None of these six governors-general wrote anything  approaching Kerr’s hundreds of voluminous letters with the Queen, more than 1200 pages in three years. Sir Ninian Stephen’s correspondence is a total of just 250 pages in five years and Sir Zelman Cowen’s 600 pages. What we already know of these letters further reinforces the fact that Kerr’s correspondence with the Queen was in every way anomalous.

 

The impact of the High Court’s decision stretches beyond the prospective release of the Queen’s letters with other governors-general. The UK Republic group is considering a similar legal challenge to secure the release of royal archival documents.
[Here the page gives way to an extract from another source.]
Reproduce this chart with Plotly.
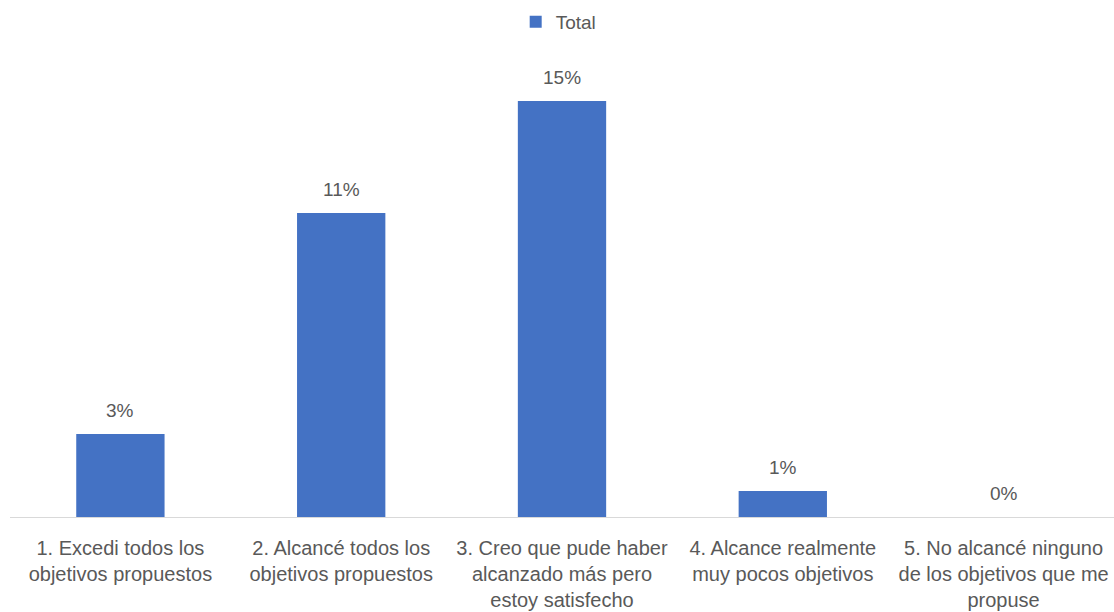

Republic’s CEO, Graham Smith, said this week; ‘The Palace letters case in Australia has set a powerful precedent for every country that has the Queen as head of state, that royal archives when relating to official duties are public property, not private. We’ll be investigating the possibilities of making a similar challenge to the archives held here in the UK, where decades of official documents are held in the ‘family’ archive in Windsor’. 

 

It is more than disappointing that after such a significant legal action which asserted the right of Australia to control its own historic archival documents, the Archives has reprised the humiliating spectacle of the Queen’s involvement in redactions from them. The Archives should take the opportunity presented to it by the High Court to act as the ‘pro-disclosure organisation’ it professes to be, and release these letters in full and unredacted, in the interests of our history.